**Collected material:**
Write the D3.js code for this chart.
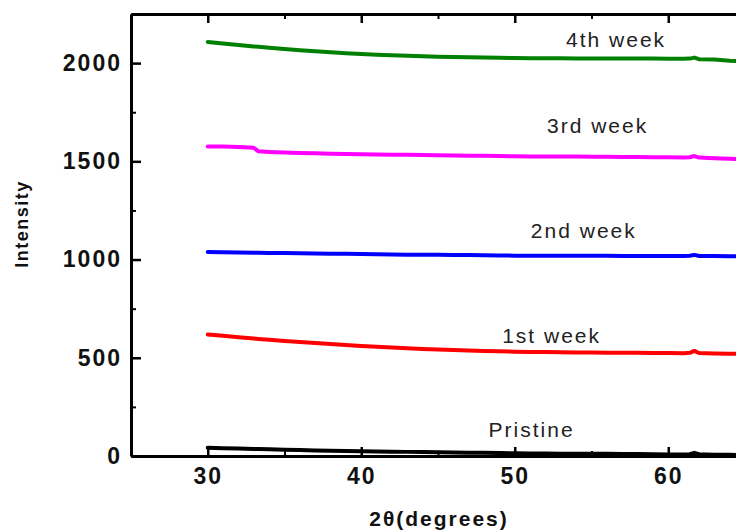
<!DOCTYPE html>
<html>
<head>
<meta charset="utf-8">
<script src="https://cdn.jsdelivr.net/npm/d3@7"></script>
<style>
  html, body { margin: 0; padding: 0; background: #fff; }
  svg { display: block; }
</style>
</head>
<body>
<div id="chart"></div>
<script>
// 2θ sampling grid (degrees)
const twoTheta = [30, 31, 32, 33, 33.3, 34, 35, 36, 37, 38, 39, 40, 41, 42, 43, 44, 45, 46, 47, 48, 49, 50,
  51, 52, 53, 54, 55, 56, 57, 58, 59, 60, 61, 61.4, 61.7, 62, 63, 64, 65, 66];

// Intensity of each sample, one array per ageing stage
const pristine = [42, 40, 38, 36, 36, 34, 32, 30, 28, 27, 25, 24, 23, 22, 21, 20, 19, 18, 17, 16, 15, 14,
  13, 13, 12, 12, 11, 11, 10, 10, 9, 8, 8, 9, 16, 9, 7, 6, 5, 5];
const week1 = [618, 612, 605, 598, 596, 592, 586, 580, 575, 570, 565, 560, 556, 552, 548, 545, 542, 539, 537, 535, 533, 531,
  530, 529, 528, 527, 527, 526, 525, 525, 524, 524, 523, 525, 535, 524, 522, 521, 520, 520];
const week2 = [1038, 1037, 1036, 1035, 1035, 1034, 1033, 1032, 1031, 1030, 1029, 1028, 1027, 1026, 1025, 1025, 1024, 1023, 1023, 1022, 1021, 1020,
  1020, 1020, 1019, 1019, 1019, 1019, 1018, 1018, 1018, 1018, 1018, 1019, 1024, 1018, 1018, 1017, 1017, 1017];
const week3 = [1576, 1575, 1573, 1569, 1551, 1548, 1545, 1543, 1541, 1539, 1537, 1536, 1535, 1534, 1533, 1532, 1531, 1530, 1529, 1528, 1527, 1526,
  1525, 1525, 1524, 1524, 1523, 1523, 1522, 1522, 1521, 1521, 1520, 1521, 1527, 1519, 1516, 1513, 1511, 1510];
const week4 = [2108, 2100, 2092, 2085, 2083, 2078, 2072, 2066, 2060, 2055, 2050, 2046, 2043, 2040, 2037, 2035, 2033, 2031, 2030, 2029, 2027, 2026,
  2025, 2025, 2025, 2024, 2024, 2024, 2023, 2023, 2023, 2022, 2022, 2023, 2028, 2020, 2018, 2012, 2008, 2005];

const seriesNames = ["Pristine", "1st week", "2nd week", "3rd week", "4th week"];
const seriesValues = [pristine, week1, week2, week3, week4];
const seriesColors = ["#000000", "#ff0000", "#0000ff", "#ff00ff", "#008000"];

// Where each stage's name is written (2θ centre, intensity of baseline)
const labelTheta = [51.1, 52.4, 54.5, 55.4, 56.6];
const labelIntensity = [97, 575, 1112, 1645, 2083];

const xTicks = [30, 40, 50, 60];
const xMinorTicks = [25, 35, 45, 55, 65];
const yTicks = [0, 500, 1000, 1500, 2000];
const yMinorTicks = [250, 750, 1250, 1750, 2250];

const W = 736, H = 531;
const plotLeft = 131, plotTop = 14, plotBottom = 456;

const svg = d3.select("#chart").append("svg")
  .attr("width", W).attr("height", H);

const x = d3.scaleLinear().domain([25, 70]).range([plotLeft, plotLeft + 45 * 15.35]);
const y = d3.scaleLinear().domain([0, 2250]).range([plotBottom, plotTop]);

const axisStroke = 3;
function styleAxis(g) {
  g.select(".domain").attr("stroke", "#000").attr("stroke-width", axisStroke);
  g.selectAll(".tick line").attr("stroke", "#000").attr("stroke-width", 2.5);
}
function styleMinor(g) {
  g.select(".domain").remove();
  g.selectAll(".tick line").attr("stroke", "#000").attr("stroke-width", 2);
}

// Bottom axis, ticks pointing inward
const xAxisG = svg.append("g").attr("transform", `translate(0,${plotBottom})`)
  .call(d3.axisBottom(x).tickValues(xTicks).tickFormat(d3.format("d"))
    .tickSizeInner(-9).tickSizeOuter(0).tickPadding(20));
styleAxis(xAxisG);
xAxisG.selectAll(".tick text")
  .attr("font-family", "Liberation Sans, Arial, sans-serif")
  .attr("font-weight", "bold").attr("font-size", 23).attr("letter-spacing", 2)
  .attr("fill", "#111").attr("dy", "0.71em").attr("y", 12);
svg.append("g").attr("transform", `translate(0,${plotBottom})`)
  .call(d3.axisBottom(x).tickValues(xMinorTicks).tickSizeInner(-5).tickSizeOuter(0).tickFormat(""))
  .call(styleMinor);

// Top frame with mirrored ticks
const topG = svg.append("g").attr("transform", `translate(0,${plotTop})`)
  .call(d3.axisTop(x).tickValues(xTicks).tickSizeInner(-9).tickSizeOuter(0).tickFormat(""));
styleAxis(topG);
svg.append("g").attr("transform", `translate(0,${plotTop})`)
  .call(d3.axisTop(x).tickValues(xMinorTicks).tickSizeInner(-5).tickSizeOuter(0).tickFormat(""))
  .call(styleMinor);

// Left axis
const yAxisG = svg.append("g").attr("transform", `translate(${plotLeft},0)`)
  .call(d3.axisLeft(y).tickValues(yTicks).tickFormat(d3.format("d"))
    .tickSizeInner(-10).tickSizeOuter(0).tickPadding(9));
styleAxis(yAxisG);
yAxisG.selectAll(".tick text")
  .attr("font-family", "Liberation Sans, Arial, sans-serif")
  .attr("font-weight", "bold").attr("font-size", 23).attr("letter-spacing", 2)
  .attr("fill", "#111");
svg.append("g").attr("transform", `translate(${plotLeft},0)`)
  .call(d3.axisLeft(y).tickValues(yMinorTicks).tickSizeInner(-5).tickSizeOuter(0).tickFormat(""))
  .call(styleMinor);

// Data traces
const line = d3.line()
  .x((d, i) => x(twoTheta[i]))
  .y(d => y(d));

svg.append("g").selectAll("path")
  .data(seriesValues)
  .join("path")
  .attr("d", d => line(d))
  .attr("fill", "none")
  .attr("stroke", (d, i) => seriesColors[i])
  .attr("stroke-width", 4)
  .attr("stroke-linejoin", "round")
  .attr("stroke-linecap", "round");

// Stage names
svg.append("g").selectAll("text")
  .data(seriesNames)
  .join("text")
  .attr("x", (d, i) => x(labelTheta[i]))
  .attr("y", (d, i) => y(labelIntensity[i]))
  .attr("text-anchor", "middle")
  .attr("font-family", "Liberation Sans, Arial, sans-serif")
  .attr("font-size", 21)
  .attr("letter-spacing", 2)
  .attr("fill", "#222")
  .text(d => d);

// Axis titles
svg.append("text")
  .attr("x", 439).attr("y", 526)
  .attr("text-anchor", "middle")
  .attr("font-family", "Liberation Sans, Arial, sans-serif")
  .attr("font-weight", "bold").attr("font-size", 21).attr("letter-spacing", 2)
  .attr("fill", "#111")
  .text("2θ(degrees)");

svg.append("text")
  .attr("transform", "translate(28,224) rotate(-90)")
  .attr("text-anchor", "middle")
  .attr("font-family", "Liberation Sans, Arial, sans-serif")
  .attr("font-weight", "bold").attr("font-size", 18).attr("letter-spacing", 1.5)
  .attr("fill", "#111")
  .text("Intensity");
</script>
</body>
</html>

**Exercise brief:**
Skip every picture and return the lines above from the top through the one that contains "2012, 2008, 2005];".

**Response for this exercise:**
Write the D3.js code for this chart.
<!DOCTYPE html>
<html>
<head>
<meta charset="utf-8">
<script src="https://cdn.jsdelivr.net/npm/d3@7"></script>
<style>
  html, body { margin: 0; padding: 0; background: #fff; }
  svg { display: block; }
</style>
</head>
<body>
<div id="chart"></div>
<script>
// 2θ sampling grid (degrees)
const twoTheta = [30, 31, 32, 33, 33.3, 34, 35, 36, 37, 38, 39, 40, 41, 42, 43, 44, 45, 46, 47, 48, 49, 50,
  51, 52, 53, 54, 55, 56, 57, 58, 59, 60, 61, 61.4, 61.7, 62, 63, 64, 65, 66];

// Intensity of each sample, one array per ageing stage
const pristine = [42, 40, 38, 36, 36, 34, 32, 30, 28, 27, 25, 24, 23, 22, 21, 20, 19, 18, 17, 16, 15, 14,
  13, 13, 12, 12, 11, 11, 10, 10, 9, 8, 8, 9, 16, 9, 7, 6, 5, 5];
const week1 = [618, 612, 605, 598, 596, 592, 586, 580, 575, 570, 565, 560, 556, 552, 548, 545, 542, 539, 537, 535, 533, 531,
  530, 529, 528, 527, 527, 526, 525, 525, 524, 524, 523, 525, 535, 524, 522, 521, 520, 520];
const week2 = [1038, 1037, 1036, 1035, 1035, 1034, 1033, 1032, 1031, 1030, 1029, 1028, 1027, 1026, 1025, 1025, 1024, 1023, 1023, 1022, 1021, 1020,
  1020, 1020, 1019, 1019, 1019, 1019, 1018, 1018, 1018, 1018, 1018, 1019, 1024, 1018, 1018, 1017, 1017, 1017];
const week3 = [1576, 1575, 1573, 1569, 1551, 1548, 1545, 1543, 1541, 1539, 1537, 1536, 1535, 1534, 1533, 1532, 1531, 1530, 1529, 1528, 1527, 1526,
  1525, 1525, 1524, 1524, 1523, 1523, 1522, 1522, 1521, 1521, 1520, 1521, 1527, 1519, 1516, 1513, 1511, 1510];
const week4 = [2108, 2100, 2092, 2085, 2083, 2078, 2072, 2066, 2060, 2055, 2050, 2046, 2043, 2040, 2037, 2035, 2033, 2031, 2030, 2029, 2027, 2026,
  2025, 2025, 2025, 2024, 2024, 2024, 2023, 2023, 2023, 2022, 2022, 2023, 2028, 2020, 2018, 2012, 2008, 2005];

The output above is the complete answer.